The signs of xeroderma pigmentosum usually appear in infancy or early childhood. About half of affected children develop a severe sunburn after spending just a few minutes in the sun. The sunburn causes redness and blistering that can last for weeks. However, some children with xeroderma pigmentosum can tan normally.
By age 2, almost all children with xeroderma pigmentosum develop freckling of the skin in sun-exposed areas (such as the face, arms, and lips); this type of freckling rarely occurs in young children without the disorder. In affected individuals, exposure to sunlight often causes dry skin (xeroderma) and changes in skin coloring (pigmentation). This combination of features gives the condition its name.
This baby wears a face guard because he is an XP patient and gets a severe sunburn from UV rays after just a few minutes outside.

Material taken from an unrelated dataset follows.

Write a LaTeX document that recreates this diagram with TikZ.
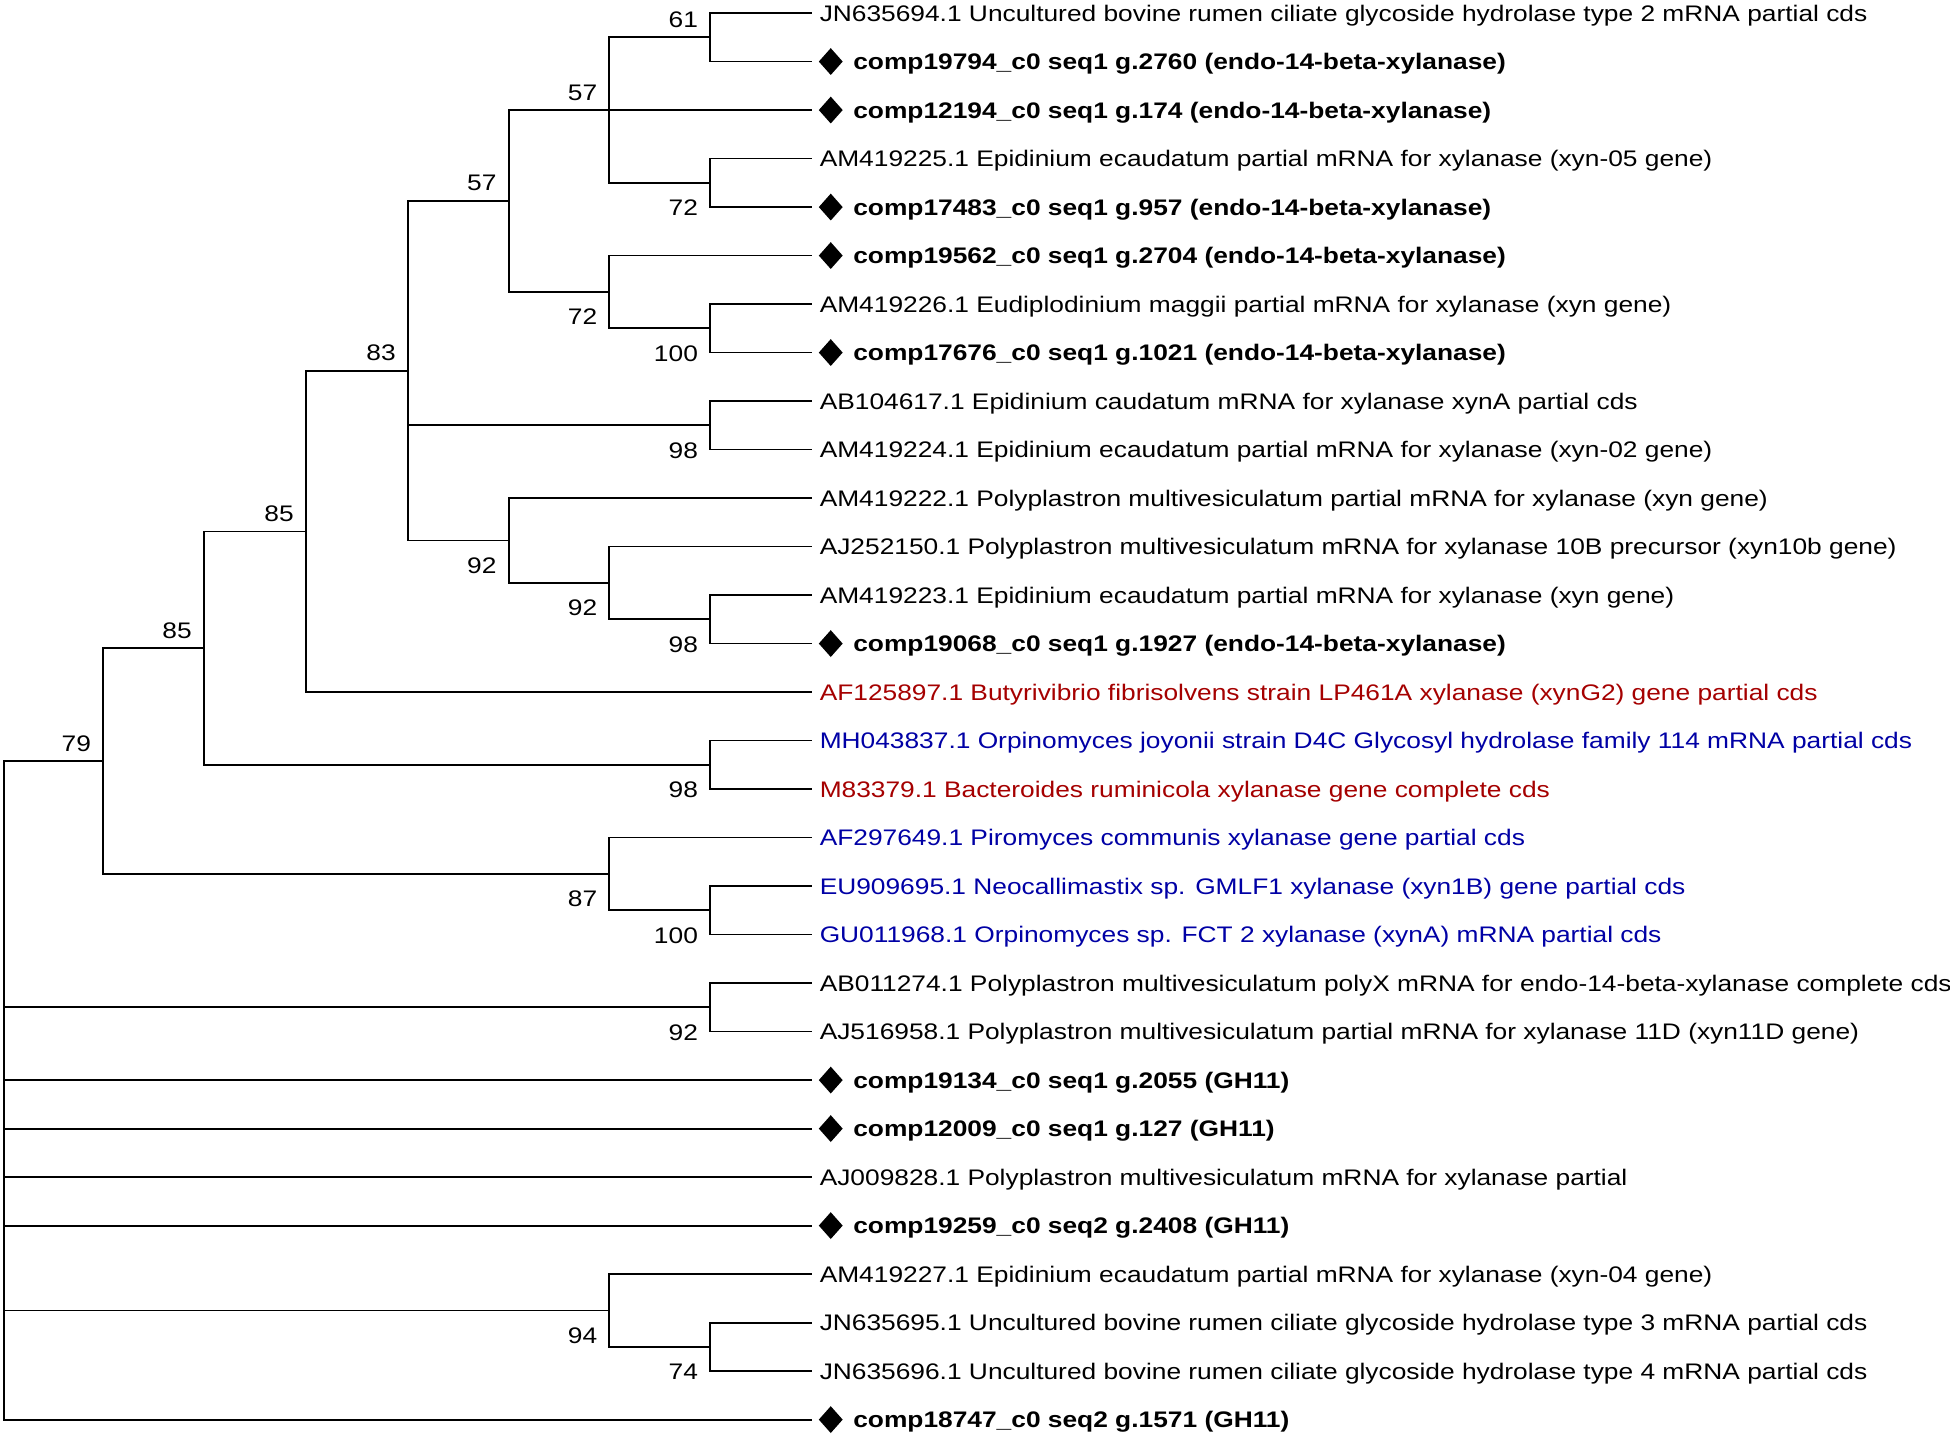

The face guard is handmade by his mother, as they are not available on the market. However, the UV shielding rate is not reliable, so she lives his life with a sense of anxiety.
We decided to manufacture UV-cut garments in response to requests from patient guardians.
Most XP types in Japan are group A.
Patients suffer severe burns when exposed to ultraviolet light. They are also 2,000 times more likely to develop skin cancer than normal people. In addition, from around the age of 10, the disease is accompanied by neurological symptoms and a decline in motor skills.
The patient’s parents told us that they wanted him to participate in just one elementary school athletic event by the time he was about 10 years old, and that they wanted UV protective clothing that would give them peace of mind.
At the time, face guards were made of hard film, which would break and turn cloudy white when subjected to force, so they wanted something transparent, soft, and with a wide field of vision.
We were determined to create UV protective clothing that would completely cover the upper half of the body with just one piece of clothing, providing complete shielding.
Furthermore, since Japanese summers and athletic seasons are hot and humid, we wanted to create a clothing that would be comfortable enough to stay outside in for hours at a time.
Collaborators are scientists, dermatologists, and patient associations
The production of the product was supported by a company that provided materials that completely block UV rays, a company that produces air conditioning fans, scientists who advised on the production of measuring equipment to test the UV shielding of the materials, dermatologists, and patients’ associations.
I was in charge of designing clothes that were simple, easy to move in and out of.
This product is available in sizes from 120 cm (7 years old) to adult male. Of course, not only XP patients, but anyone with photosensitivity, skin cancer, lupus erythematosus, or collagen disease who cannot be exposed to UV light can purchase these products.
In addition, we are planning new easy-to-wear cape-type UV protective clothing for babies and kids, as well as front-opening UV protective clothing for adults.
These new products will be launched in January or February 2024.